* **Source excerpt**:
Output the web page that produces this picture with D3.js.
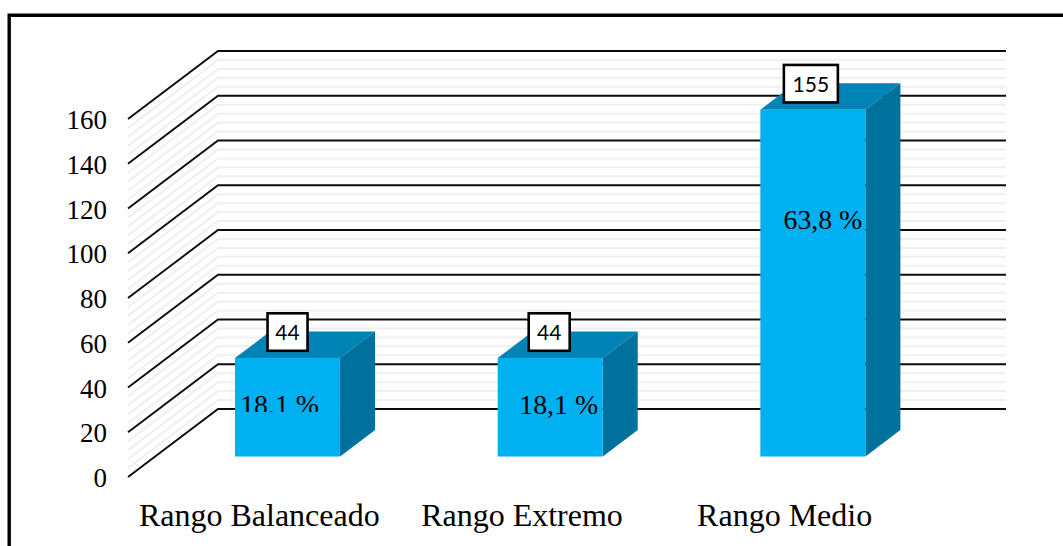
<!DOCTYPE html>
<html><head><meta charset="utf-8">
<script src="https://cdn.jsdelivr.net/npm/d3@7"></script>
<style>
html,body{margin:0;padding:0;background:#fff;overflow:hidden}
svg{display:block}
text{font-family:"Liberation Serif",serif;fill:#000}
</style></head><body>
<div id="chart"></div>
<script>
const categories = ["Rango Balanceado", "Rango Extremo", "Rango Medio"];
const counts = [44, 44, 155];
const percentLabels = ["18,1 %", "18,1 %", "63,8 %"];
const majorTicks = [0, 20, 40, 60, 80, 100, 120, 140, 160];
const minorTicks = d3.range(0, 160, 4).filter(v => v % 20 !== 0);

const W = 1063, H = 546;
const svg = d3.select("#chart").append("svg").attr("width", W).attr("height", H);

// layout
const front = {x0: 128, x1: 916};
const wall = {dx: 90, dy: -68};
const barDepth = {dx: 35, dy: -26.5};
const y = d3.scaleLinear().domain([0, 160]).range([477, 119]);
const barBase = 456.5;
const barH = v => y(0) - y(v);
const xBand = d3.scaleBand().domain(categories).range([front.x0, front.x1]);
const xBar = d3.scaleBand().domain(categories).range([front.x0 + 28.2, front.x1 + 28.2])
  .paddingInner(0.6).paddingOuter(0.3);

// frame
svg.append("path").attr("d", `M9.2,${H + 5}V15.2H${W + 5}`)
  .attr("fill", "none").attr("stroke", "#000").attr("stroke-width", 3.4);

const gridPath = v => `M${front.x0},${y(v)}L${front.x0 + wall.dx},${y(v) + wall.dy}H${front.x1 + wall.dx}`;

svg.append("g").selectAll("path").data(minorTicks).join("path")
  .attr("d", gridPath).attr("fill", "none").attr("stroke", "#efefef").attr("stroke-width", 2);
svg.append("g").selectAll("path").data(majorTicks).join("path")
  .attr("d", gridPath).attr("fill", "none").attr("stroke", "#0c0c0c").attr("stroke-width", 1.9);

// y labels
svg.append("g").selectAll("text").data(majorTicks).join("text")
  .attr("x", 107).attr("y", d => y(d) + 10).attr("text-anchor", "end")
  .attr("font-size", 27).text(d => d);

// bars
const bars = svg.append("g").selectAll("g").data(categories.map((c, i) => ({c, i, v: counts[i]}))).join("g");
const colTop = "#0084b6", colSide = "#00709c", colFront = "#00b0f0";
bars.append("path").attr("fill", colTop).attr("d", d => {
  const x = xBar(d.c), w = xBar.bandwidth(), t = barBase - barH(d.v);
  return `M${x},${t}L${x + barDepth.dx},${t + barDepth.dy}H${x + w + barDepth.dx}L${x + w},${t}Z`;
});
bars.append("path").attr("fill", colSide).attr("d", d => {
  const x = xBar(d.c) + xBar.bandwidth(), t = barBase - barH(d.v);
  return `M${x},${t}L${x + barDepth.dx},${t + barDepth.dy}V${barBase + barDepth.dy}L${x},${barBase}Z`;
});
bars.append("rect").attr("fill", colFront)
  .attr("x", d => xBar(d.c)).attr("width", xBar.bandwidth())
  .attr("y", d => barBase - barH(d.v)).attr("height", d => barH(d.v));

// percent labels (first one is cut off in the source)
svg.append("defs").append("clipPath").attr("id", "cut").append("rect")
  .attr("x", 230).attr("y", 380).attr("width", 110).attr("height", 32);
const pctDx = [-8, 8.5, 10];
const pctY = [y(28), y(28), y(111)];
svg.append("g").selectAll("text").data(percentLabels).join("text")
  .attr("x", (d, i) => xBar(categories[i]) + xBar.bandwidth() / 2 + pctDx[i])
  .attr("y", (d, i) => pctY[i])
  .attr("text-anchor", "middle").attr("font-size", 27.8)
  .attr("clip-path", (d, i) => i === 0 ? "url(#cut)" : null)
  .text(d => d);

// count boxes
const boxW = [40, 41, 54], boxH = 37.5;
const boxes = bars.append("g").attr("transform", d =>
  `translate(${xBar(d.c) + xBar.bandwidth() / 2 - (d.i === 2 ? 2 : (d.i === 1 ? 1 : 0))},${barBase - barH(d.v) - 26})`);
boxes.append("rect").attr("x", d => -boxW[d.i] / 2).attr("y", -boxH / 2)
  .attr("width", d => boxW[d.i]).attr("height", boxH)
  .attr("fill", "#fff").attr("stroke", "#000").attr("stroke-width", 2.6);
boxes.append("text").attr("text-anchor", "middle").attr("y", 8)
  .style("font-family", "Lato, sans-serif").attr("font-size", 21).text(d => d.v);

// category labels
svg.append("g").selectAll("text").data(categories).join("text")
  .attr("x", d => xBand(d) + xBand.bandwidth() / 2).attr("y", 526)
  .attr("text-anchor", "middle").attr("font-size", 32).text(d => d);
</script>
</body></html>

* **Problem requirements**: Starting at the top of the listing above, please restate word for word each line up to and including the one that holds "27).text(d => d);", omitting every image.

* **Solution**:
Output the web page that produces this picture with D3.js.
<!DOCTYPE html>
<html><head><meta charset="utf-8">
<script src="https://cdn.jsdelivr.net/npm/d3@7"></script>
<style>
html,body{margin:0;padding:0;background:#fff;overflow:hidden}
svg{display:block}
text{font-family:"Liberation Serif",serif;fill:#000}
</style></head><body>
<div id="chart"></div>
<script>
const categories = ["Rango Balanceado", "Rango Extremo", "Rango Medio"];
const counts = [44, 44, 155];
const percentLabels = ["18,1 %", "18,1 %", "63,8 %"];
const majorTicks = [0, 20, 40, 60, 80, 100, 120, 140, 160];
const minorTicks = d3.range(0, 160, 4).filter(v => v % 20 !== 0);

const W = 1063, H = 546;
const svg = d3.select("#chart").append("svg").attr("width", W).attr("height", H);

// layout
const front = {x0: 128, x1: 916};
const wall = {dx: 90, dy: -68};
const barDepth = {dx: 35, dy: -26.5};
const y = d3.scaleLinear().domain([0, 160]).range([477, 119]);
const barBase = 456.5;
const barH = v => y(0) - y(v);
const xBand = d3.scaleBand().domain(categories).range([front.x0, front.x1]);
const xBar = d3.scaleBand().domain(categories).range([front.x0 + 28.2, front.x1 + 28.2])
  .paddingInner(0.6).paddingOuter(0.3);

// frame
svg.append("path").attr("d", `M9.2,${H + 5}V15.2H${W + 5}`)
  .attr("fill", "none").attr("stroke", "#000").attr("stroke-width", 3.4);

const gridPath = v => `M${front.x0},${y(v)}L${front.x0 + wall.dx},${y(v) + wall.dy}H${front.x1 + wall.dx}`;

svg.append("g").selectAll("path").data(minorTicks).join("path")
  .attr("d", gridPath).attr("fill", "none").attr("stroke", "#efefef").attr("stroke-width", 2);
svg.append("g").selectAll("path").data(majorTicks).join("path")
  .attr("d", gridPath).attr("fill", "none").attr("stroke", "#0c0c0c").attr("stroke-width", 1.9);

// y labels
svg.append("g").selectAll("text").data(majorTicks).join("text")
  .attr("x", 107).attr("y", d => y(d) + 10).attr("text-anchor", "end")
  .attr("font-size", 27).text(d => d);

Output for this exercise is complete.